Otherwise, I'd be forced to conclude you are just as screwed up as I am - just in a less obvious way.

Saturday, February 6, 2010

Still Here

Just a short note - assuming it's within my abilities to write anything in a short form - to say I haven't forgotten this blog or abandoned it. It's just been one of those weeks in which anything I would write would be heavy and emotional and too much of what I have posted here has been in that vein. I fear I would only be repeating myself (not that I haven't before).

My spouse and I have a huge job in front of us working out where we go from here. The basics being that I'm not sure I can live as the man she fell in love with, and she's certain she can't live with the woman I am now - and yet neither of us has any desire to be apart.

The reality is though, that one of these things must happen. Right now, I can't begin to predict which.

All I'll say on it for now is that any changes you might see in the near future are on a trial basis. If you know her and you wonder how it is she is "putting up with this" - then be advised she doesn't approve, doesn't support, and wants no part of Laura.
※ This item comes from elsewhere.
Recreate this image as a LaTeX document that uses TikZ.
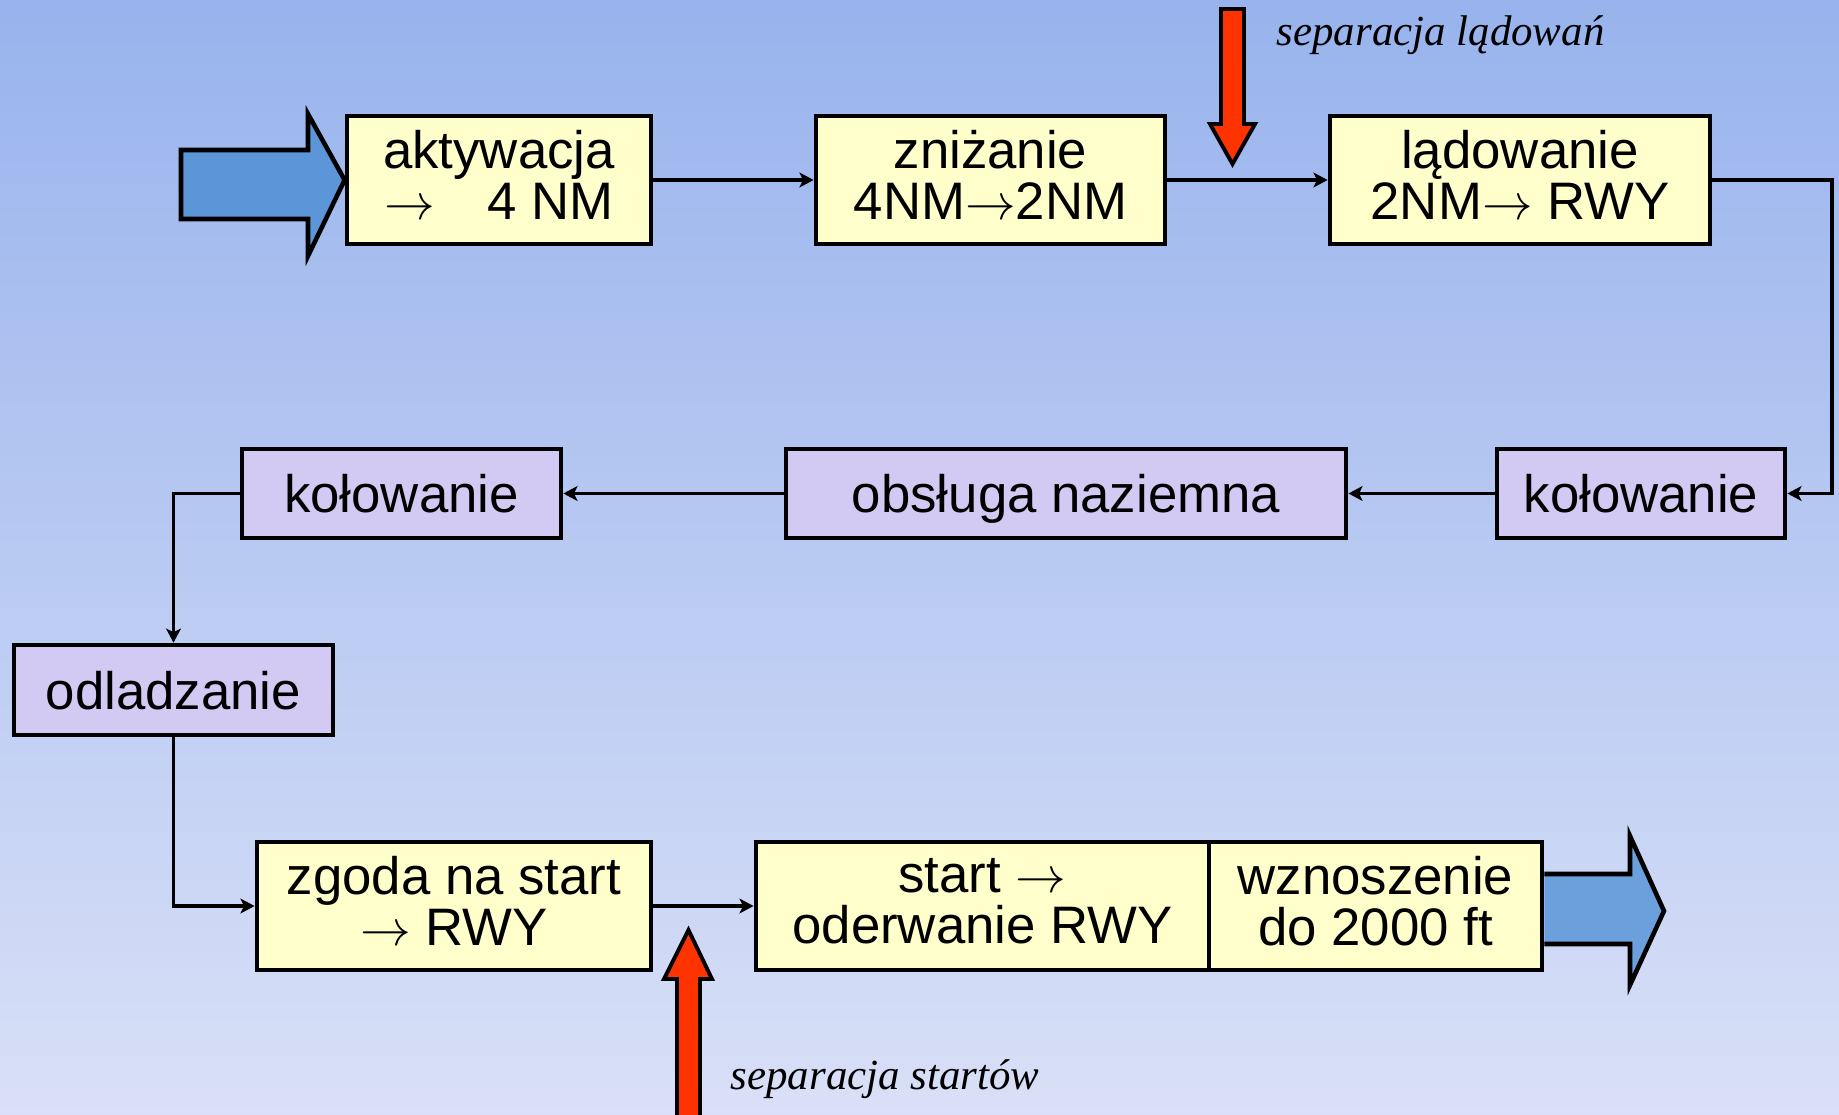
\documentclass[tikz,border=0pt]{standalone}
\usepackage{fontspec}
\setmainfont{Liberation Sans}
\newfontfamily\notefont{Liberation Serif}
\usetikzlibrary{
  positioning
  , arrows.meta
}

\definecolor{bgtop}{RGB}{152,179,237}
\definecolor{bgbot}{RGB}{217,224,247}
\definecolor{boxyellow}{RGB}{255,255,204}
\definecolor{boxlilac}{RGB}{210,202,242}
\definecolor{arrowblue}{RGB}{92,150,216}
\definecolor{arrowred}{RGB}{255,51,0}
\newcommand\flowfont{\fontsize{15}{14.6}\selectfont}
\newcommand\sepfont{\notefont\itshape\fontsize{12.2}{14}\selectfont}

\begin{document}
\begin{tikzpicture}[x=0.01cm,y=-0.01cm,
    stage/.style={draw=black,line width=1.3pt,font=\flowfont,align=center,
      inner sep=0pt,minimum height=1.28cm},
    yellowbox/.style={stage,fill=boxyellow,text depth=0.28em},
    lilacbox/.style={stage,fill=boxlilac,minimum height=0.89cm,text depth=0pt},
    flow/.style={line width=0.9pt,-{Stealth[length=4pt,width=4.2pt,inset=1pt]}},
    bigarrow/.style={draw=black,line width=1.3pt,fill=arrowblue,line join=miter},
    redarrow/.style={draw=black,line width=1.1pt,fill=arrowred,line join=miter},
    sepnote/.style={font=\sepfont,anchor=west,inner sep=0pt}]
      \useasboundingbox (0,0) rectangle (1839,1115);
      \shade[top color=bgtop,bottom color=bgbot] (0,0) rectangle (1839,1115);

      % upper row
      \node [yellowbox,minimum width=3.04cm] (akt) at (499,180) {aktywacja\\$\rightarrow$\quad 4 NM};
      \node [yellowbox,minimum width=3.49cm] (zniz) at (990.5,180) {zniżanie\\4NM$\rightarrow$2NM};
      \node [yellowbox,minimum width=3.80cm] (lad) at (1520,180) {lądowanie\\2NM$\rightarrow$ RWY};

      % middle row
      \node [lilacbox,minimum width=2.88cm] (kolR) at (1641,493.5) {kołowanie};
      \node [lilacbox,minimum width=5.60cm] (obs) at (1066,493.5) {obsługa naziemna};
      \node [lilacbox,minimum width=3.19cm] (kolL) at (401.5,493.5) {kołowanie};
      \node [lilacbox,minimum width=3.19cm,minimum height=0.90cm] (odl) at (173.5,690) {odladzanie};

      % lower row
      \node [yellowbox,minimum width=3.94cm] (zgoda) at (454,906) {zgoda na start\\$\rightarrow$ RWY};
      \node [yellowbox,minimum width=4.53cm] (start) at (982.5,906) {start $\rightarrow$\\oderwanie RWY};
      \node [yellowbox,minimum width=3.33cm] (wzn) at (1375.5,906) {wznoszenie\\do 2000 ft};

      % connectors
      \coordinate (turnR) at (1832,180);
      \draw [flow] (akt) -- (zniz);
      \draw [flow] (zniz) -- (lad);
      \draw [flow] (lad.east) -- (turnR) |- (kolR.east);
      \draw [flow] (kolR) -- (obs);
      \draw [flow] (obs) -- (kolL);
      \draw [flow] (kolL.west) -| (odl.north);
      \draw [flow] (odl.south) |- (zgoda.west);
      \draw [flow] (zgoda) -- (start);

      % in and out
      \draw [bigarrow] (181,150) -- (308,150) -- (308,114) -- (akt.west)
        -- (308,256) -- (308,219) -- (181,219) -- cycle;
      \draw [bigarrow,fill=arrowblue!90!white] (wzn.east |- 0,874) -- (1630,874) -- (1630,836)
        -- (1664,911) -- (1630,985) -- (1630,944) -- (wzn.east |- 0,944);

      % separations
      \draw [redarrow] (1221,9) -- (1244,9) -- (1244,124) -- (1255,124) -- (1232.5,164)
        -- (1210,124) -- (1221,124) -- cycle;
      \node [sepnote] (sepL) at (1276,35) {separacja lądowań};
      \draw [redarrow] (677,1120) -- (677,979) -- (664,979) -- (688.5,930) -- (712,979)
        -- (700,979) -- (700,1120);
      \node [sepnote] (sepS) at (730,1079) {separacja startów};

    \end{tikzpicture}
\end{document}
It's only her deep love that has allowed her to endure this far, but it's fairly described as a trial period. If we separate for a while, that too, will be a trial. I'm of the opinion that to do anything more dramatic would be a rash move. If (as hard as it is for me to even admit this as a possibility) you see me out and about without the usual female adornments - that too would be a trial.

It would be a grievous mistake for you to assume I was in any doubt about who and what I am and the path I have chosen. If I were to submit myself to such a trial it would ONLY be an outgrowth of being unable to cause her the pain I am causing anymore. but it would most defiantly be abject surrender, not changing my mind. Not sure what it would do to my sanity though (assuming you think I have any left).

Anyway, the upshot is that if I were to say too much here, I'd go into a dark miserable whine which would not be productive. No one said this would be easy.